Richard McGuire’s Here doesn’t change its perspective over millions of years, charting the history of a small corner of the universe and the people that pass through it.


The history of this much-discussed and highly-influential graphic novel extends back to 1989, when a six-page strip showing the story of the corner of a room over many millions of years was featured in Art Spiegelman’s anthology comic RAW. Since then the strip has garnered considerable praise and admiration from critics and authors alike.

Now this graphic novel sees that initial concept developed into a large, full-length, full-colour graphic novel, that’s taken 15 years to complete. The book, which spans from the beginning of the Earth to the distant future, is a dizzying and experimental example of what comics can achieve.

Here is a reflective, existential piece; an imaginative meditation on time. The book’s field of vision centres exclusively on the same corner of that single room. While never wavering from this viewpoint we witness the passing of millions of years.

Although the book extends as far back as 500,957,406,073BC and as far forward as 2033AD, the majority of the book features scenes from the past hundred years. There is no linear narrative, instead we are presented with a variety of innocuous scenes from just about any point in history, often at the same time, with panels displaying a scene of a 19th century painter juxtaposed on top of kids playing in 1920, for example. At times, there are as many as 20 years displayed on a page at the same time.

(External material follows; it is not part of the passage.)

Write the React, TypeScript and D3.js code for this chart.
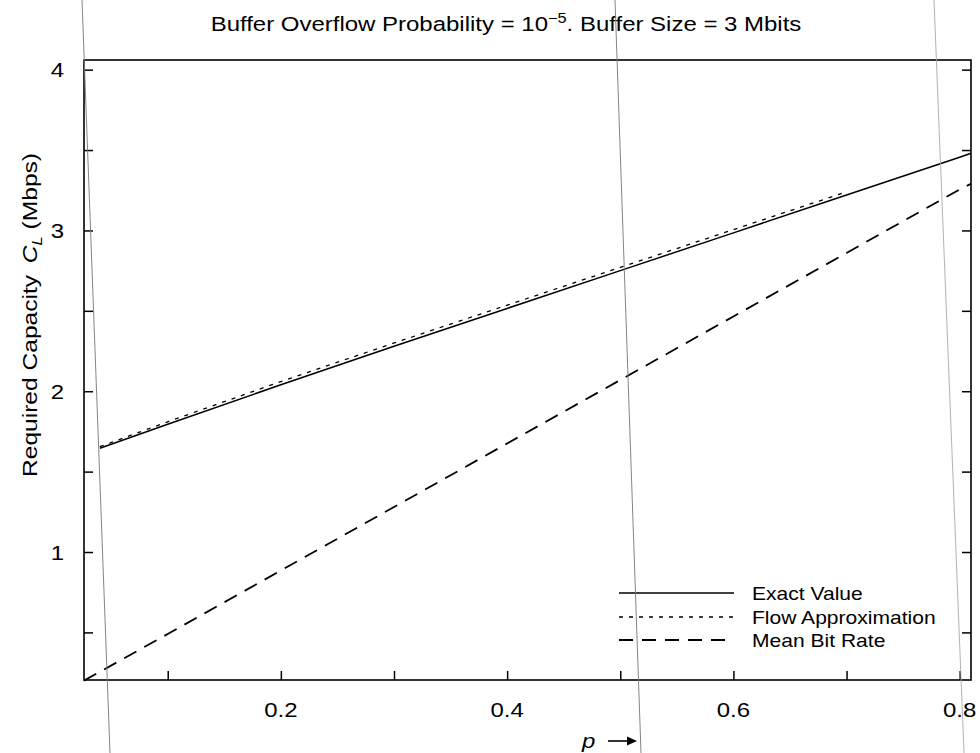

The significant achievement of the book is that in the midst of showing us millions of years of existence, it retains an intimacy, with moments of real poignancy. Series of panels showing elderly relatives joking, children playing and bad jokes at house parties are not dwarfed or diluted by the mind-bending enormity of their universal backdrop, rather they are illuminated and held up against the relentless sweep of time, revealing a beauty from the relative mundanity of human existence.

The art in the book is exquisite throughout. With understated drawings and soft, faded colouring it manages to achieve a hazy, dreamlike quality. The full page sequences of Earth’s earliest days and the futuristic landscapes are dizzying and particularly beautiful, with some pages looking like abstract paintings.

Here is a bold graphic novel that shies away from narrative and doesn’t present a story with any of the usual paybacks. Instead the author explores conceptual themes of time and impermanence in an unpretentious manner that is both mesmerising and highly emotive.